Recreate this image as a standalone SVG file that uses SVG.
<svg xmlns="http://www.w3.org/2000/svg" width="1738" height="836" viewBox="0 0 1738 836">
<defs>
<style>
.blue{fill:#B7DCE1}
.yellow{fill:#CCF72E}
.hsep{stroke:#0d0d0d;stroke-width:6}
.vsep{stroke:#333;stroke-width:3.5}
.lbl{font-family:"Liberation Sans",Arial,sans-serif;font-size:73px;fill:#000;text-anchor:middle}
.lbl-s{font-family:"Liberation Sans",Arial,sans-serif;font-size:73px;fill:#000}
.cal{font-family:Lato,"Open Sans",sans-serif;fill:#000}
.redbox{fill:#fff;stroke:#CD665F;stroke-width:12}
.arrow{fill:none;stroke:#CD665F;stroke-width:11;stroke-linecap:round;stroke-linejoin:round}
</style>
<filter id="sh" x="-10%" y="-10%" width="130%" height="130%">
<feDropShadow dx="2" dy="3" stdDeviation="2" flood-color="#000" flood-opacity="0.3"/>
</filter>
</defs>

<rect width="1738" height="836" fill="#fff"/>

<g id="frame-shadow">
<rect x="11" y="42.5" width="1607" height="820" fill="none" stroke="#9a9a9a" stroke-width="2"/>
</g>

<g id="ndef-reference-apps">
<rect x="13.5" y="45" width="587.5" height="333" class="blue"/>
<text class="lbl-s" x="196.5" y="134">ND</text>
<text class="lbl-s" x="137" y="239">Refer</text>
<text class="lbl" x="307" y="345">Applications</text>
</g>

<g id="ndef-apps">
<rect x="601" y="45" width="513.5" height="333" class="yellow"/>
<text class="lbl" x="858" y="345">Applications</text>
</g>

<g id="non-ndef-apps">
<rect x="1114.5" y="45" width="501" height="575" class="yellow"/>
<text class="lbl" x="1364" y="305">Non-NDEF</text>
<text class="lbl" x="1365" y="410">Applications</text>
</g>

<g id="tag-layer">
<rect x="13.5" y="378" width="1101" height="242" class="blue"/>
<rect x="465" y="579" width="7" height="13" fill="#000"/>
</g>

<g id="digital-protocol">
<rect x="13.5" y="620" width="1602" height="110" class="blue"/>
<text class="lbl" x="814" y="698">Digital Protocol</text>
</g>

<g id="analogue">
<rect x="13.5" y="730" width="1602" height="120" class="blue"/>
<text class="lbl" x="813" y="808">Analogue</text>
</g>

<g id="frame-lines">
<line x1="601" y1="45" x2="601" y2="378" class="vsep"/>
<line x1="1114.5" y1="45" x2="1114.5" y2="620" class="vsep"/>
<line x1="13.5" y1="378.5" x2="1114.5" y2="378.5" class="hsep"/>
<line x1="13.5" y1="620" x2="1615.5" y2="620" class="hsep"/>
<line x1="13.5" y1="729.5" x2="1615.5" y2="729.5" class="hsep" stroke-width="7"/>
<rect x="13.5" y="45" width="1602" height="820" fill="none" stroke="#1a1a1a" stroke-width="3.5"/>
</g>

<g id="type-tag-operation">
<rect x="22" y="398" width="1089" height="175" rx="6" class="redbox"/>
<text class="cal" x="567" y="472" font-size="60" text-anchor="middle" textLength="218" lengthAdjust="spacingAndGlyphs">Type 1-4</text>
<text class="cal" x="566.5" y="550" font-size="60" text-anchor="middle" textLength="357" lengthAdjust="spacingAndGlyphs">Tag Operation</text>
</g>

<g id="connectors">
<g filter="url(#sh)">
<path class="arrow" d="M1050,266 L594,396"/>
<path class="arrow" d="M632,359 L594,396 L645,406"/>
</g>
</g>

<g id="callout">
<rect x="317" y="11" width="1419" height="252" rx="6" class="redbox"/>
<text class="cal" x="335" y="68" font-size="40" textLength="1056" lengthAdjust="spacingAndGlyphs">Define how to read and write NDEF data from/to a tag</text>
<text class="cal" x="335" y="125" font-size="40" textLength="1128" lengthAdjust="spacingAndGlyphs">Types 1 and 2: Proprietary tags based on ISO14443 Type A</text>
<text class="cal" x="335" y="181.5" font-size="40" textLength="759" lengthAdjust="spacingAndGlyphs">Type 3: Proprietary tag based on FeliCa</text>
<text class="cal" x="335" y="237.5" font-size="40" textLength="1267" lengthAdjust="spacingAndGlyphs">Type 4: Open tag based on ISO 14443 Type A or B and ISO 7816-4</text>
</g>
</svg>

==

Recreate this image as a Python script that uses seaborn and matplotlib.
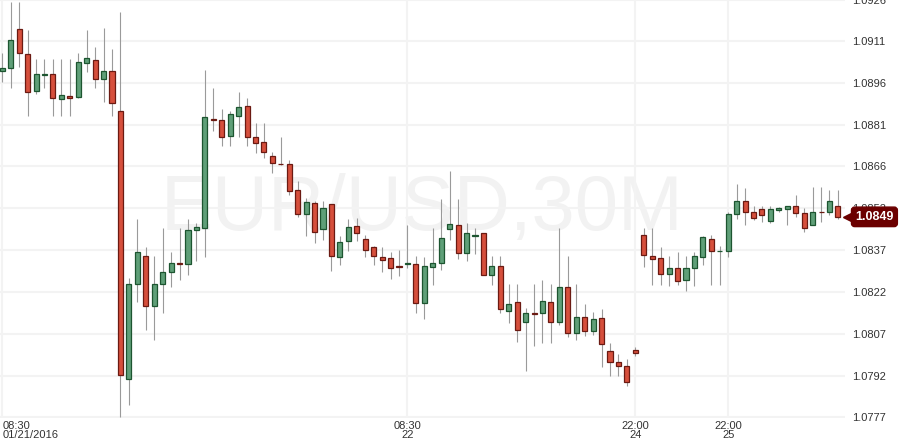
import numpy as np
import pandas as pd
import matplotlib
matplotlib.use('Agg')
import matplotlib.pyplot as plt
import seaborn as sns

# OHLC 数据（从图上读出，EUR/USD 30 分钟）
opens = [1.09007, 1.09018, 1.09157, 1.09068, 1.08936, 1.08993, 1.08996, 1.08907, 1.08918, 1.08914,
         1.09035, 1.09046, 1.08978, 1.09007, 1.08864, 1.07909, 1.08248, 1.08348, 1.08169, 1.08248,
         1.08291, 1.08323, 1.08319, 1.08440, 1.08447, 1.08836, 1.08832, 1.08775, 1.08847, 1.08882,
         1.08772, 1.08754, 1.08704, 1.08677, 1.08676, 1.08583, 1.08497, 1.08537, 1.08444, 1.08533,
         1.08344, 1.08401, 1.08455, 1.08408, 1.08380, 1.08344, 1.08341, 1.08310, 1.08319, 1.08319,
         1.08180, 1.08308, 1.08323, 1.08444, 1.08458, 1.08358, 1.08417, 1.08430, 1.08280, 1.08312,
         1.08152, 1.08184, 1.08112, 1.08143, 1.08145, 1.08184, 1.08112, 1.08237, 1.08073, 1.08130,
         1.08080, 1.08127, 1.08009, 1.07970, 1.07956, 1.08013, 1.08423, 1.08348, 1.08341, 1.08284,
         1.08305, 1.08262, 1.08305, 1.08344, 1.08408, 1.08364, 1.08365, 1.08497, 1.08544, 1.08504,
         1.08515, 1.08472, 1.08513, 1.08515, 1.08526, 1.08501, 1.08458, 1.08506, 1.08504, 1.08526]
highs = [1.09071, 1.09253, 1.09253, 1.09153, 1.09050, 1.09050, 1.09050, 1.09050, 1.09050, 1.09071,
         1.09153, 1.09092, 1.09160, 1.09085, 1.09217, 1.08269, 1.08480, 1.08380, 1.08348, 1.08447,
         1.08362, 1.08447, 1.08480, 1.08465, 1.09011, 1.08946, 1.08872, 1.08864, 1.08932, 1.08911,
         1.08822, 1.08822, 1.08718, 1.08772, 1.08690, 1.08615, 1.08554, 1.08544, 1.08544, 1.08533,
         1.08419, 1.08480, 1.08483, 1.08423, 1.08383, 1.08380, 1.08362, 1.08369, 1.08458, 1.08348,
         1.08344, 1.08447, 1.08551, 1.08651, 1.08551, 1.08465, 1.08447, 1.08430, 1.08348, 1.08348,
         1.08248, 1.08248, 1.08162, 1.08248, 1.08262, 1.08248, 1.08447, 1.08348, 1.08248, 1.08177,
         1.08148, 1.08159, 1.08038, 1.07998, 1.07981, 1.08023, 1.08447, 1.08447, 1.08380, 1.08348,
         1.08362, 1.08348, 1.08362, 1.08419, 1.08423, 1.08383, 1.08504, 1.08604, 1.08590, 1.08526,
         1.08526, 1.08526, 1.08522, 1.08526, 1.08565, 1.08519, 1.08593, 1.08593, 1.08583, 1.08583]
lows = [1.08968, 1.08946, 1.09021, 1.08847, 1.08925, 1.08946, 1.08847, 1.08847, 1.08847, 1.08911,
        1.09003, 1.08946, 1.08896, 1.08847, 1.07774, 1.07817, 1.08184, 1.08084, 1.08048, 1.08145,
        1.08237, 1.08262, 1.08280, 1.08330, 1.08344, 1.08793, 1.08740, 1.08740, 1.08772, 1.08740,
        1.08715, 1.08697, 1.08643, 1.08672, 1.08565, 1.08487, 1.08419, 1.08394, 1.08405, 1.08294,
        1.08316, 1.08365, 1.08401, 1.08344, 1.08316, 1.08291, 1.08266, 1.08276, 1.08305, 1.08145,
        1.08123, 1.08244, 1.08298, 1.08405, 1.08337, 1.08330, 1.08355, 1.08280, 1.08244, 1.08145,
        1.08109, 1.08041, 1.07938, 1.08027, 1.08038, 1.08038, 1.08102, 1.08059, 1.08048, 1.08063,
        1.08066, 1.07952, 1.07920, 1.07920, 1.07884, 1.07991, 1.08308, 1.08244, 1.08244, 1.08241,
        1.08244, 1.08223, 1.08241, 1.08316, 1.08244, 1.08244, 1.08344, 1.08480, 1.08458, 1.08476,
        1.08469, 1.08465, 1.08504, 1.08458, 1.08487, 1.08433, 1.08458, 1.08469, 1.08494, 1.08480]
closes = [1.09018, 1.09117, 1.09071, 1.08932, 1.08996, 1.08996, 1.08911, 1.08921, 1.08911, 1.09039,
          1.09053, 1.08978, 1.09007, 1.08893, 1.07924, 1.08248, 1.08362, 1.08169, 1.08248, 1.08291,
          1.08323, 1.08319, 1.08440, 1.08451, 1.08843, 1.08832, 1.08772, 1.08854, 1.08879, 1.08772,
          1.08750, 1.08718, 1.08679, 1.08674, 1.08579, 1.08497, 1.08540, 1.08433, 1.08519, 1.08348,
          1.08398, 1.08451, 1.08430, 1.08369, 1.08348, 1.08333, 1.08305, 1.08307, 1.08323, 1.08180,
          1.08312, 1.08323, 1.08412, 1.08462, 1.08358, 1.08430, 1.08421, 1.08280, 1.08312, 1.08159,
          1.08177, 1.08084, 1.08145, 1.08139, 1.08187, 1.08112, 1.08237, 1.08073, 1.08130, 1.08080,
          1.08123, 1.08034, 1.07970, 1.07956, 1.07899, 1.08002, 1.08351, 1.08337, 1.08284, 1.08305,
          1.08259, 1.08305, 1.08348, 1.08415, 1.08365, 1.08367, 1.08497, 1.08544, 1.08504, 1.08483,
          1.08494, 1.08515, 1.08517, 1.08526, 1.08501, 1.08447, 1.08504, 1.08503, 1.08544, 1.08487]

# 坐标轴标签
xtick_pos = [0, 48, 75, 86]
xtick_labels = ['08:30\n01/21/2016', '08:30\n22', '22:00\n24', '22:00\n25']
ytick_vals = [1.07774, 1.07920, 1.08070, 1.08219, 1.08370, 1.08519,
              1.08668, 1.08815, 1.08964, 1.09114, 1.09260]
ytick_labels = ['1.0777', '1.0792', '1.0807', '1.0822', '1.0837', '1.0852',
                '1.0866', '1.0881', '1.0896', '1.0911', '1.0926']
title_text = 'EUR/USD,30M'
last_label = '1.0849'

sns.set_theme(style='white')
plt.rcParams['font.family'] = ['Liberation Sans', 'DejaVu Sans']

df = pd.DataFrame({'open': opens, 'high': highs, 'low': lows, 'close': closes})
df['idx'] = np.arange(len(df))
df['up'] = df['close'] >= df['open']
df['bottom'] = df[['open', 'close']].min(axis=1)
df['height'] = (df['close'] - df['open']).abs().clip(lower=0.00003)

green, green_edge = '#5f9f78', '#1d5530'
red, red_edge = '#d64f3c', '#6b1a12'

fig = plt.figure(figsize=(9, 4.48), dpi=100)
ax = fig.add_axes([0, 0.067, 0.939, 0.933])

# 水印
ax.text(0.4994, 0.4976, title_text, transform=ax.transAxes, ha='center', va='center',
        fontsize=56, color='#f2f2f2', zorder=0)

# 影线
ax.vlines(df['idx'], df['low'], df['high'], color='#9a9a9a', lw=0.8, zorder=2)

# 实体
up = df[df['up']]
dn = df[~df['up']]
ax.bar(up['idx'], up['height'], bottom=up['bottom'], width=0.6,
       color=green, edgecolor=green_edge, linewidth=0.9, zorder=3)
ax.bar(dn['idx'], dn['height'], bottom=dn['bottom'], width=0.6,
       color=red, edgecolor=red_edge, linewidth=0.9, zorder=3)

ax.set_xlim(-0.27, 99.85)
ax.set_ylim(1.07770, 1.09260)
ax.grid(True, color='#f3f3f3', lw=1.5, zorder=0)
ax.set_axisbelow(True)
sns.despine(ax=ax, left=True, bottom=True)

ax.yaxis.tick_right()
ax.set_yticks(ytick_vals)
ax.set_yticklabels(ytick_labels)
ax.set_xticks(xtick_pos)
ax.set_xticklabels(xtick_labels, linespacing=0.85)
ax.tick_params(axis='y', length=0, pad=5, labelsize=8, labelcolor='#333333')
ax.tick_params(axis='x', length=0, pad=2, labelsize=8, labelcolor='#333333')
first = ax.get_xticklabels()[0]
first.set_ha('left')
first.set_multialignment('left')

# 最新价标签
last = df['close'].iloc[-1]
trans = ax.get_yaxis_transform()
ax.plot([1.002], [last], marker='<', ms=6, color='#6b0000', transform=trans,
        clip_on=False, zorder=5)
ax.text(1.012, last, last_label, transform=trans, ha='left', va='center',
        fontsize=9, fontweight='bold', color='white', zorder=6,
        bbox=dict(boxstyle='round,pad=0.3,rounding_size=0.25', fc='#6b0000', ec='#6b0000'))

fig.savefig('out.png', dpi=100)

Required task
Look above for the line with "Recreate this image as a Python" and copy exactly from it through the line with "import seaborn as sns", both included. Omit the pictures.

The result
Recreate this image as a Python script that uses seaborn and matplotlib.
import numpy as np
import pandas as pd
import matplotlib
matplotlib.use('Agg')
import matplotlib.pyplot as plt
import seaborn as sns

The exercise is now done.